AIM OF THE EXERCISE = Pick out every line with the word "chart" and copy it.

═════ DATA LINES ═════

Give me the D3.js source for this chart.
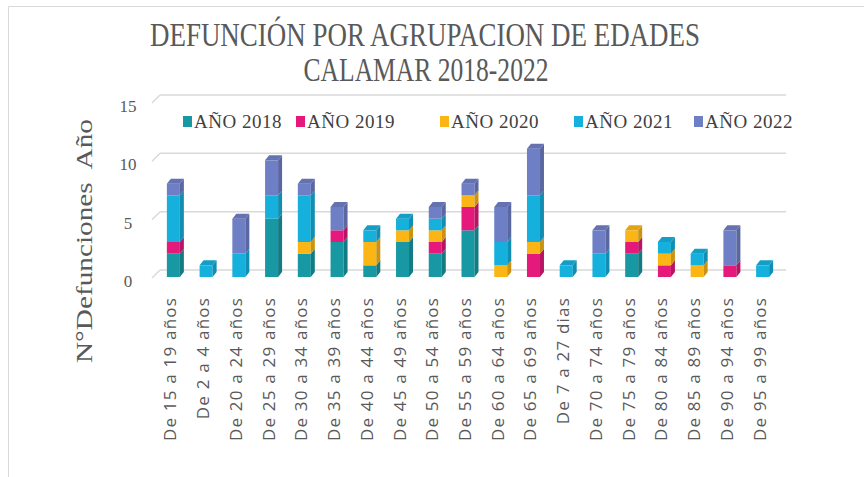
<!DOCTYPE html>
<html>
<head>
<meta charset="utf-8">
<script src="https://cdn.jsdelivr.net/npm/d3@7"></script>
<style>
  html, body { margin: 0; padding: 0; background: #fff; }
  svg { display: block; font-family: "Open Sans", sans-serif; }
  .serif { font-family: "Liberation Serif", "DejaVu Serif", serif; }
</style>
</head>
<body>
<svg id="chart" width="864" height="477"></svg>
<script>
var categories = ['De 15 a 19 años', 'De 2 a 4 años', 'De 20 a 24 años', 'De 25 a 29 años',
  'De 30 a 34 años', 'De 35 a 39 años', 'De 40 a 44 años', 'De 45 a 49 años',
  'De 50 a 54 años', 'De 55 a 59 años', 'De 60 a 64 años', 'De 65 a 69 años',
  'De 7 a 27 dias', 'De 70 a 74 años', 'De 75 a 79 años', 'De 80 a 84 años',
  'De 85 a 89 años', 'De 90 a 94 años', 'De 95 a 99 años'];

var seriesNames = ['AÑO 2018', 'AÑO 2019', 'AÑO 2020', 'AÑO 2021', 'AÑO 2022'];

var y2018 = [2, 0, 0, 5, 2, 3, 1, 3, 2, 4, 0, 0, 0, 0, 2, 0, 0, 0, 0];
var y2019 = [1, 0, 0, 0, 0, 1, 0, 0, 1, 2, 0, 2, 0, 0, 1, 1, 0, 1, 0];
var y2020 = [0, 0, 0, 0, 1, 0, 2, 1, 1, 1, 1, 1, 0, 0, 1, 1, 1, 0, 0];
var y2021 = [4, 1, 2, 2, 4, 0, 1, 1, 1, 0, 2, 4, 1, 2, 0, 1, 1, 0, 1];
var y2022 = [1, 0, 3, 3, 1, 2, 0, 0, 1, 1, 3, 4, 0, 2, 0, 0, 0, 3, 0];

var yTicks = [0, 5, 10, 15];

var colors = {
  'AÑO 2018': '#1798a3',
  'AÑO 2019': '#e5197b',
  'AÑO 2020': '#fbb615',
  'AÑO 2021': '#16b0dc',
  'AÑO 2022': '#6f7fc6'
};

var values = [y2018, y2019, y2020, y2021, y2022];
var rows = categories.map(function (c, i) {
  var r = { cat: c };
  seriesNames.forEach(function (s, k) { r[s] = values[k][i]; });
  return r;
});

var svg = d3.select('#chart');

// frame
svg.append('path')
  .attr('d', 'M8.5,477 L8.5,6.5 L864,6.5')
  .attr('fill', 'none')
  .attr('stroke', '#d9d9d9');

// title
svg.append('text')
  .attr('class', 'serif')
  .attr('x', 425).attr('y', 46)
  .attr('text-anchor', 'middle')
  .attr('font-size', 33)
  .attr('fill', '#595959')
  .attr('textLength', 550)
  .attr('lengthAdjust', 'spacingAndGlyphs')
  .text('DEFUNCIÓN POR AGRUPACION DE EDADES');
svg.append('text')
  .attr('class', 'serif')
  .attr('x', 426).attr('y', 81)
  .attr('text-anchor', 'middle')
  .attr('font-size', 33)
  .attr('fill', '#595959')
  .attr('textLength', 245)
  .attr('lengthAdjust', 'spacingAndGlyphs')
  .text('CALAMAR 2018-2022');

var x = d3.scalePoint().domain(categories).range([157, 779]).padding(0.5);
var y = d3.scaleLinear().domain([0, 15]).range([277, 102]);

var off = 7;       // back wall offset
var barW = 13, dx = 4, dy = 5;

// gridlines on back wall + slanted stubs
var grid = svg.append('g');
yTicks.forEach(function (t) {
  grid.append('line')
    .attr('x1', 160).attr('x2', 786)
    .attr('y1', y(t) - off).attr('y2', y(t) - off)
    .attr('stroke', '#d9d9d9').attr('stroke-width', 1.5);
  grid.append('line')
    .attr('x1', 152).attr('x2', 160)
    .attr('y1', y(t) + 1).attr('y2', y(t) - off)
    .attr('stroke', '#d9d9d9').attr('stroke-width', 1.5);
});

// y tick labels
svg.append('g').selectAll('text')
  .data(yTicks)
  .join('text')
  .attr('class', 'serif')
  .attr('x', 128).attr('y', function (d) { return y(d) + 10; })
  .attr('text-anchor', 'middle')
  .attr('font-size', 17)
  .attr('fill', '#595959')
  .text(function (d) { return d; });

// y axis title
svg.append('text')
  .attr('class', 'serif')
  .attr('transform', 'translate(92,241) rotate(-90)')
  .attr('text-anchor', 'middle')
  .attr('font-size', 24)
  .attr('fill', '#595959')
  .attr('xml:space', 'preserve')
  .attr('textLength', 244)
  .attr('lengthAdjust', 'spacingAndGlyphs')
  .text('N°Defunciones  Año');

// stacked 3D columns
var stack = d3.stack().keys(seriesNames)(rows);

function shade(c, k) { return d3.color(c).darker(k).formatHex(); }

var bars = svg.append('g');
categories.forEach(function (cat, i) {
  var cx = x(cat), x0 = cx - barW / 2, x1 = cx + barW / 2;
  var topSeg = null;
  stack.forEach(function (layer) {
    var d = layer[i];
    if (d[1] - d[0] <= 0) return;
    var col = colors[layer.key];
    var yb = y(d[0]), yt = y(d[1]);
    bars.append('rect')
      .attr('x', x0).attr('y', yt)
      .attr('width', barW).attr('height', yb - yt)
      .attr('fill', col);
    bars.append('path')
      .attr('d', 'M' + x1 + ',' + yb + 'L' + (x1 + dx) + ',' + (yb - dy) +
        'L' + (x1 + dx) + ',' + (yt - dy) + 'L' + x1 + ',' + yt + 'Z')
      .attr('fill', shade(col, 0.6));
    topSeg = { col: col, yt: yt };
  });
  if (topSeg) {
    bars.append('path')
      .attr('d', 'M' + x0 + ',' + topSeg.yt + 'L' + (x0 + dx) + ',' + (topSeg.yt - dy) +
        'L' + (x1 + dx) + ',' + (topSeg.yt - dy) + 'L' + x1 + ',' + topSeg.yt + 'Z')
      .attr('fill', shade(topSeg.col, 0.3));
  }
});

// category labels
svg.append('g').selectAll('text')
  .data(categories)
  .join('text')
  .attr('transform', function (d) { return 'translate(' + (x(d) + 3) + ',297) rotate(-90)'; })
  .attr('text-anchor', 'end')
  .attr('font-size', 17)
  .attr('letter-spacing', 1.2)
  .attr('fill', '#595959')
  .text(function (d) { return d; });

// legend
var legX = [183, 296, 440, 574, 694];
var leg = svg.append('g').selectAll('g')
  .data(seriesNames)
  .join('g')
  .attr('transform', function (d, i) { return 'translate(' + legX[i] + ',122)'; });
leg.append('rect')
  .attr('x', 0).attr('y', -6).attr('width', 9).attr('height', 11)
  .attr('fill', function (d) { return colors[d]; });
leg.append('text')
  .attr('class', 'serif')
  .attr('x', 11).attr('y', 6)
  .attr('font-size', 19)
  .attr('letter-spacing', 0.5)
  .attr('fill', '#404040')
  .text(function (d) { return d; });
</script>
</body>
</html>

═════

CORRECT RESPONSE =
Give me the D3.js source for this chart.
<svg id="chart" width="864" height="477"></svg>
var svg = d3.select('#chart');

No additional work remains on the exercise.